**Task brief:** From the line with "Reproduce this chart with D3.js." to the line with "height = 787;", both included, repeat each line exactly and leave out the pictures.

Items from a data source:
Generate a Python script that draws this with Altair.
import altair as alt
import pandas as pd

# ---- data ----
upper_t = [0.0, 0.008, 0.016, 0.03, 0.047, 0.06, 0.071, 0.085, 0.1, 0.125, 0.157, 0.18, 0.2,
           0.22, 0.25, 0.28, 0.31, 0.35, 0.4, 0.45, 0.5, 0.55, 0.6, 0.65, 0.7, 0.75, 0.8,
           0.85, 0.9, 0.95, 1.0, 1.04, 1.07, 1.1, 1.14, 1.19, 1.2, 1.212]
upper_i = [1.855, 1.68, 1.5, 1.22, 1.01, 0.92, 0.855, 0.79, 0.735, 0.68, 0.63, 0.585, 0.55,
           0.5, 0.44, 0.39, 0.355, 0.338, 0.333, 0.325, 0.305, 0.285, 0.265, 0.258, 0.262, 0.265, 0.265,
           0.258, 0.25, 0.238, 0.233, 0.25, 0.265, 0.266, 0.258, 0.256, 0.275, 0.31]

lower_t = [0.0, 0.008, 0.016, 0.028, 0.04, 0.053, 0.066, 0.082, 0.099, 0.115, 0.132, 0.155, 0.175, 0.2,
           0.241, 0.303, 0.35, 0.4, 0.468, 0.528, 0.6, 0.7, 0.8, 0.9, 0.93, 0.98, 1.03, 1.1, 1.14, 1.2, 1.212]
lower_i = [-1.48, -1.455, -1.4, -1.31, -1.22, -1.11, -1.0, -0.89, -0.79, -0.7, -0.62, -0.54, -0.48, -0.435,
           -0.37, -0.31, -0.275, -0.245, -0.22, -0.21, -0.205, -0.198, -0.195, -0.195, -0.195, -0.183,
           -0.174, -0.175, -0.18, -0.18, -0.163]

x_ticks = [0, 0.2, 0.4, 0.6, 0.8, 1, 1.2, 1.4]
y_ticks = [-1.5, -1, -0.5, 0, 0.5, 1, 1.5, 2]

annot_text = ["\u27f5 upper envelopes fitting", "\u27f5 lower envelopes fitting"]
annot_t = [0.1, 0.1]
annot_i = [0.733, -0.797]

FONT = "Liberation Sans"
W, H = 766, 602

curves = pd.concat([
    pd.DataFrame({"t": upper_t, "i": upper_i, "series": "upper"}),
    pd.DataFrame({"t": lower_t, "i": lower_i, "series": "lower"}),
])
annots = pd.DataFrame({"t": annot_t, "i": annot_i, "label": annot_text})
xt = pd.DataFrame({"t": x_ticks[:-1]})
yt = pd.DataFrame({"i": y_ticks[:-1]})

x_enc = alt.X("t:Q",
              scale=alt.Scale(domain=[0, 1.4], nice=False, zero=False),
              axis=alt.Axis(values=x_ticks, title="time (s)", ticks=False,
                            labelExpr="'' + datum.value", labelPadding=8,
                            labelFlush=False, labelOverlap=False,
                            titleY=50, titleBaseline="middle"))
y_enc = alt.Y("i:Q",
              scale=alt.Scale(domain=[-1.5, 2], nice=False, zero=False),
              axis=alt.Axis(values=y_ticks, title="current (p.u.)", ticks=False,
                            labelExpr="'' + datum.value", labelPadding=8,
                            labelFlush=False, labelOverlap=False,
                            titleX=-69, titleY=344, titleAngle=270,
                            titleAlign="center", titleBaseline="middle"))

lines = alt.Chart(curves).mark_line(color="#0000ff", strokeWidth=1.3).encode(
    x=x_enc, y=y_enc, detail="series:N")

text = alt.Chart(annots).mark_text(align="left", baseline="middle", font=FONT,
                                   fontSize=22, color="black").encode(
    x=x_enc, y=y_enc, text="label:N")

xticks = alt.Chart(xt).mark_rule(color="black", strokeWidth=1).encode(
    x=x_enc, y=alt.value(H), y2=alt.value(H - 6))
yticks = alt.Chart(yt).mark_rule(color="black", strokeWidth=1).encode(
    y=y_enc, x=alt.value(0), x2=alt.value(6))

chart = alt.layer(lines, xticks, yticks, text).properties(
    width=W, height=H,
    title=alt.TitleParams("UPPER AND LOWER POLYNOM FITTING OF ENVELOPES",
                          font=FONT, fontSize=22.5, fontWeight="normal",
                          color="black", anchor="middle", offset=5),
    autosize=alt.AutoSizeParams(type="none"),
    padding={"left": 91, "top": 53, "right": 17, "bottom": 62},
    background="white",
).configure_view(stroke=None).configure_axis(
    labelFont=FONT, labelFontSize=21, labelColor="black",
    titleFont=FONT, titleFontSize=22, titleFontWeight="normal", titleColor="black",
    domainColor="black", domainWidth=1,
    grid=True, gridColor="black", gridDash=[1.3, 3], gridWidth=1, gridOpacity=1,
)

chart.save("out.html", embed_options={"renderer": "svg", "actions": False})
---
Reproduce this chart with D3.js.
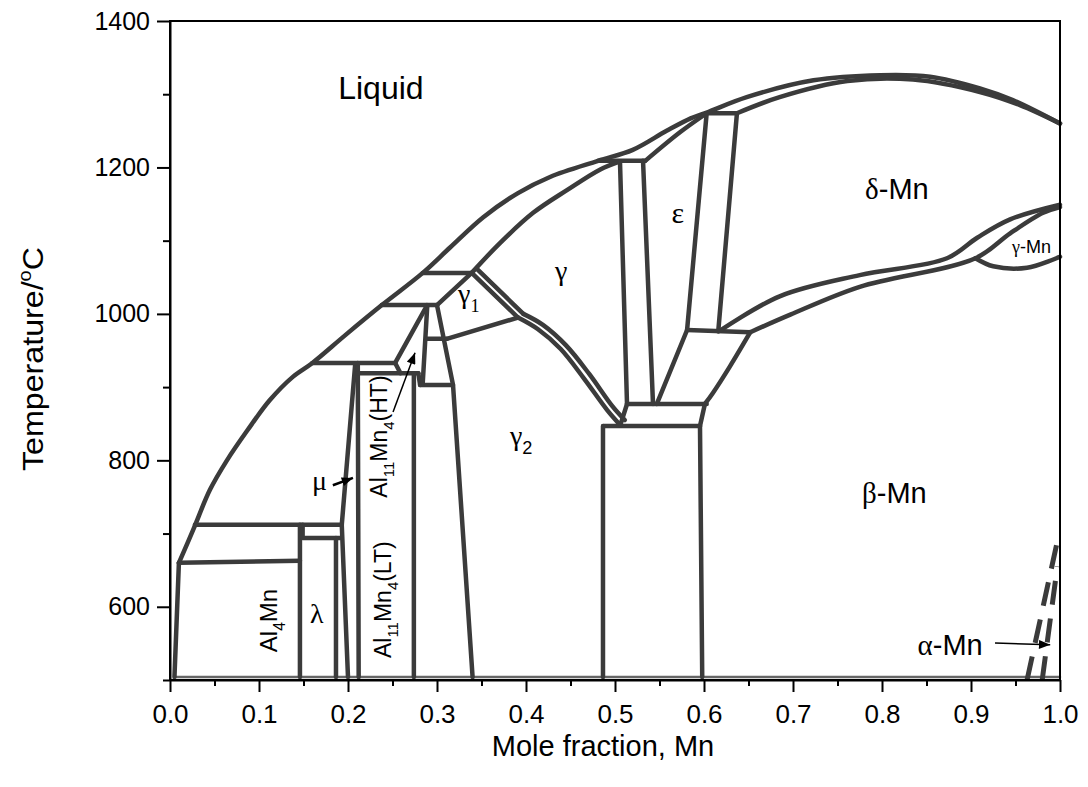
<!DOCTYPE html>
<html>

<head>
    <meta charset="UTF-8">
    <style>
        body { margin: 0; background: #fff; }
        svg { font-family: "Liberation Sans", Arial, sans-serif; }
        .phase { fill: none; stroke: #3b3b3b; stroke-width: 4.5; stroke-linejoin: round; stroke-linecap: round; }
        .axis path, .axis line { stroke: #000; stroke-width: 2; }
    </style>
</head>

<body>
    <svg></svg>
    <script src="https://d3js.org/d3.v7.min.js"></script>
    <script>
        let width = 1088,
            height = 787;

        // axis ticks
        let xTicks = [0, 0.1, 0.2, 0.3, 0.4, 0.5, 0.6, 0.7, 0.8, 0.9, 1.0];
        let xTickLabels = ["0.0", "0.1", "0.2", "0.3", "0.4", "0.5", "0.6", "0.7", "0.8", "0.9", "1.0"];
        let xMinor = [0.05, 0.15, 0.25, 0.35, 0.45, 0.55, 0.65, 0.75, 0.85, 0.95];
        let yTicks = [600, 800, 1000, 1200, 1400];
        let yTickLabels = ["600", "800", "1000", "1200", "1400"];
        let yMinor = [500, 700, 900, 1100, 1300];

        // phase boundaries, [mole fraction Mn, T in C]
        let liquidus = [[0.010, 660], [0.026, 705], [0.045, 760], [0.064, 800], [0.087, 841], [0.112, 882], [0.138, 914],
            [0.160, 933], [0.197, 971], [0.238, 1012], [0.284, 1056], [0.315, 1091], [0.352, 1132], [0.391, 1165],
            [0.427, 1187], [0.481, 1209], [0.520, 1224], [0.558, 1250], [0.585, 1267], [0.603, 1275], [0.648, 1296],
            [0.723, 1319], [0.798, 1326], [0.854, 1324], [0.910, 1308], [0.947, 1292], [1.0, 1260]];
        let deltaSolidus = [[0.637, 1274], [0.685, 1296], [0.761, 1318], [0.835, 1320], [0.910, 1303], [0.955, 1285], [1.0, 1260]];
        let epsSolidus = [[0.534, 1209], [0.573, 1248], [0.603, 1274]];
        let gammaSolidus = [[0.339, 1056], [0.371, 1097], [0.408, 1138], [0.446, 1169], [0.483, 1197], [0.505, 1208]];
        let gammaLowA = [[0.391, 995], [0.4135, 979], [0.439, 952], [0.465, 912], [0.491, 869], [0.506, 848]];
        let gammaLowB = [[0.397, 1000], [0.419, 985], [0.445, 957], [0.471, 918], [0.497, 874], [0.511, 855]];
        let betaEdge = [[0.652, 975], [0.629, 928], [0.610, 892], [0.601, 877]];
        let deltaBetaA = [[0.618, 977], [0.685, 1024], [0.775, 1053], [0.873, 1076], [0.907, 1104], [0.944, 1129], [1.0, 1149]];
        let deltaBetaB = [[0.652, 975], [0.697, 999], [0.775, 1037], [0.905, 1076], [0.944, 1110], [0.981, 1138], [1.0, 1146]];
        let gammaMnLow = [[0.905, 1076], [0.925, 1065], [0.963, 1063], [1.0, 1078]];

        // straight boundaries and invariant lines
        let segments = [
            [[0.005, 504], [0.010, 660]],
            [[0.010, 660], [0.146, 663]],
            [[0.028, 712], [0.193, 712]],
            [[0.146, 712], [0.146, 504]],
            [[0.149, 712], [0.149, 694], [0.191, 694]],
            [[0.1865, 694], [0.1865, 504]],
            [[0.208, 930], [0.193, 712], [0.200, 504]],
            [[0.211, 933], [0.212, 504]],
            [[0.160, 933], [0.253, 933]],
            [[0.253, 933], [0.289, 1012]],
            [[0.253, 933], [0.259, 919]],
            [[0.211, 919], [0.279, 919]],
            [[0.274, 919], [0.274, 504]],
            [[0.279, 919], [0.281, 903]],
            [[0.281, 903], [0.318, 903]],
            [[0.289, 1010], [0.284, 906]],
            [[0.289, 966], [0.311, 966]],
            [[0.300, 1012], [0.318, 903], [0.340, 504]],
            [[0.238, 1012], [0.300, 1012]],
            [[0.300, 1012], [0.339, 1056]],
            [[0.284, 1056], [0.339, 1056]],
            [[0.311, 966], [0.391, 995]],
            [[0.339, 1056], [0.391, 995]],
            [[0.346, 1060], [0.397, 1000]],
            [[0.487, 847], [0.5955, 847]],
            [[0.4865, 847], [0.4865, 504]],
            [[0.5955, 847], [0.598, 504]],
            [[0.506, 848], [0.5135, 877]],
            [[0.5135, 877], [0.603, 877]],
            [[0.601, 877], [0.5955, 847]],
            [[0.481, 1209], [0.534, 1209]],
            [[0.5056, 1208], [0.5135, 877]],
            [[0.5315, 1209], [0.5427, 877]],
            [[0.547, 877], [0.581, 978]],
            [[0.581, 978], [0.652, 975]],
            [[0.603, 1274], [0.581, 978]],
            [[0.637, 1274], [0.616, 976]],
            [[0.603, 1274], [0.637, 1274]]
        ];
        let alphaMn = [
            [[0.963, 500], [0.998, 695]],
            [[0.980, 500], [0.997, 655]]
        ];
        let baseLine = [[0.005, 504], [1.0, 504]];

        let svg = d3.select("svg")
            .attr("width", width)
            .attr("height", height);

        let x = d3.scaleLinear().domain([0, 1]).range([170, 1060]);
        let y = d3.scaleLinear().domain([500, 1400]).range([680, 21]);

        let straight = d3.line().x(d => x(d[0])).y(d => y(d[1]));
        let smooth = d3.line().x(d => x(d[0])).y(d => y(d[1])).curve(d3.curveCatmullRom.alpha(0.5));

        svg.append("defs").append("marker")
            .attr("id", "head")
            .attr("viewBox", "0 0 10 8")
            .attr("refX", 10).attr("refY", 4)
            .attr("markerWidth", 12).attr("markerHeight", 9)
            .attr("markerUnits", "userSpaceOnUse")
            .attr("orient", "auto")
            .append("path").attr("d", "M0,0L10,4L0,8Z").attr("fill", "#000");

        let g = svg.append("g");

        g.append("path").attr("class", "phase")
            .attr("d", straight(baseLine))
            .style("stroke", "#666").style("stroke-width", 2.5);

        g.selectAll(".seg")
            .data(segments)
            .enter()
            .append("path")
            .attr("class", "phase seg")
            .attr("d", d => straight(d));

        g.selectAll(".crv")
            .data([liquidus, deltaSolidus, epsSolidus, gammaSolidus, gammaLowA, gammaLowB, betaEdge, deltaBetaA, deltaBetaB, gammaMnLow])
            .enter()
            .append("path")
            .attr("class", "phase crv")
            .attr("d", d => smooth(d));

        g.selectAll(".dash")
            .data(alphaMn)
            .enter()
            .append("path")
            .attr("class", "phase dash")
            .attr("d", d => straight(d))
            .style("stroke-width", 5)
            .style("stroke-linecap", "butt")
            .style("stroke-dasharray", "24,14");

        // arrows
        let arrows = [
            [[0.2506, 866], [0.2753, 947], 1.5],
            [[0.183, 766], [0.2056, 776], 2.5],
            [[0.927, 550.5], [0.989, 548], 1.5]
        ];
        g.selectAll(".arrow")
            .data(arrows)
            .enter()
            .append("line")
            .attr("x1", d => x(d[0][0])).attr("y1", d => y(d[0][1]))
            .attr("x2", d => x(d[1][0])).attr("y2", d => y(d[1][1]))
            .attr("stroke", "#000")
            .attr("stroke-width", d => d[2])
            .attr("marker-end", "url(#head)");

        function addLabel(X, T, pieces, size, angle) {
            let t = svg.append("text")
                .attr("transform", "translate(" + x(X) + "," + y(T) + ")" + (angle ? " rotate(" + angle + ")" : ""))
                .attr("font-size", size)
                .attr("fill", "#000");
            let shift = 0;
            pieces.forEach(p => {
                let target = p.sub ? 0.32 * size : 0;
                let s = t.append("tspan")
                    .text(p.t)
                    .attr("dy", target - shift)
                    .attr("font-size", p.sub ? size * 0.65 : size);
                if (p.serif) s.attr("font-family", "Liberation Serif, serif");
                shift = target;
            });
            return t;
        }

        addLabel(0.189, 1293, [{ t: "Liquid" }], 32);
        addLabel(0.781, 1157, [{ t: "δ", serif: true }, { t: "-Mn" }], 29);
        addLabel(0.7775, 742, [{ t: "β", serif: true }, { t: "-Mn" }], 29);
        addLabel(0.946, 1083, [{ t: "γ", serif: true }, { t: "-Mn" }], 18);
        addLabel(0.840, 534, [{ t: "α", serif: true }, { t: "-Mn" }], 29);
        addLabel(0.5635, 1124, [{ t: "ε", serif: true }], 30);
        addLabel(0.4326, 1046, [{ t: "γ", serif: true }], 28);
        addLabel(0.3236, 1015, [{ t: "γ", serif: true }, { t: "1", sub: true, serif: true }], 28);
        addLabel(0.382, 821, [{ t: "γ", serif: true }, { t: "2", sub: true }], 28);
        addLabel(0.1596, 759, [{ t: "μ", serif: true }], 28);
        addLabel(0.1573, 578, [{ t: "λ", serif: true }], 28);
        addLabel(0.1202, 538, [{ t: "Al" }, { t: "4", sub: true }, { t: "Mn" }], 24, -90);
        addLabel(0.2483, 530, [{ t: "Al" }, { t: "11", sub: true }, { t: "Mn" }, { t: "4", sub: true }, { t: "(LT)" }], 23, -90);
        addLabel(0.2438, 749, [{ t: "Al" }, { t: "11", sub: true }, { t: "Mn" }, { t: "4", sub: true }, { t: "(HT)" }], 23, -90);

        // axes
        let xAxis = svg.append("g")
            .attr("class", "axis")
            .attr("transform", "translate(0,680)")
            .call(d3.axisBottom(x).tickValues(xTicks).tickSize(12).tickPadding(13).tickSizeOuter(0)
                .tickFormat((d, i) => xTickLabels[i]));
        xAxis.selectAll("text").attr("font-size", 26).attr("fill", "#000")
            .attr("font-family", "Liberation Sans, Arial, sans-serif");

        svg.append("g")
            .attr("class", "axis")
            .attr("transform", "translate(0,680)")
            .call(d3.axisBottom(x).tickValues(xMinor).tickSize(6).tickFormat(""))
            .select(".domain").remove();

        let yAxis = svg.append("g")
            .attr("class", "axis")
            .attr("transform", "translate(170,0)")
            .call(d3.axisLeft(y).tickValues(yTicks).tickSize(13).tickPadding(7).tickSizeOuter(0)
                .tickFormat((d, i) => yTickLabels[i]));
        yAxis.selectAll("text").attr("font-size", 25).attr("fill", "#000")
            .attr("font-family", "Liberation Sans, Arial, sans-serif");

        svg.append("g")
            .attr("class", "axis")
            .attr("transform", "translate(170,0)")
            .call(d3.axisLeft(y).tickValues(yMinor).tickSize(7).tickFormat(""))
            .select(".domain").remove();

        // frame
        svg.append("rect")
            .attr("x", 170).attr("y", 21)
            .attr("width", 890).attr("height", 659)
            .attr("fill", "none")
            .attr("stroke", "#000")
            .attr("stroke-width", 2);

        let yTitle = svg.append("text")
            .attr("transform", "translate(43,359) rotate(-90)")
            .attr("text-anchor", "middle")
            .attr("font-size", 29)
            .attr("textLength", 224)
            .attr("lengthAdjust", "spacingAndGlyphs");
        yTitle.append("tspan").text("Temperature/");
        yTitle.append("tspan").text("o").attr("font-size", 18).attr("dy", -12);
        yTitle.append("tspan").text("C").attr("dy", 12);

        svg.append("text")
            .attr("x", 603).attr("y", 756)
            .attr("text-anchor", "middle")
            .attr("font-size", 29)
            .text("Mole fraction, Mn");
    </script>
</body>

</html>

**Solution:**
Reproduce this chart with D3.js.
<!DOCTYPE html>
<html>

<head>
    <meta charset="UTF-8">
    <style>
        body { margin: 0; background: #fff; }
        svg { font-family: "Liberation Sans", Arial, sans-serif; }
        .phase { fill: none; stroke: #3b3b3b; stroke-width: 4.5; stroke-linejoin: round; stroke-linecap: round; }
        .axis path, .axis line { stroke: #000; stroke-width: 2; }
    </style>
</head>

<body>
    <svg></svg>
    <script src="https://d3js.org/d3.v7.min.js"></script>
    <script>
        let width = 1088,
            height = 787;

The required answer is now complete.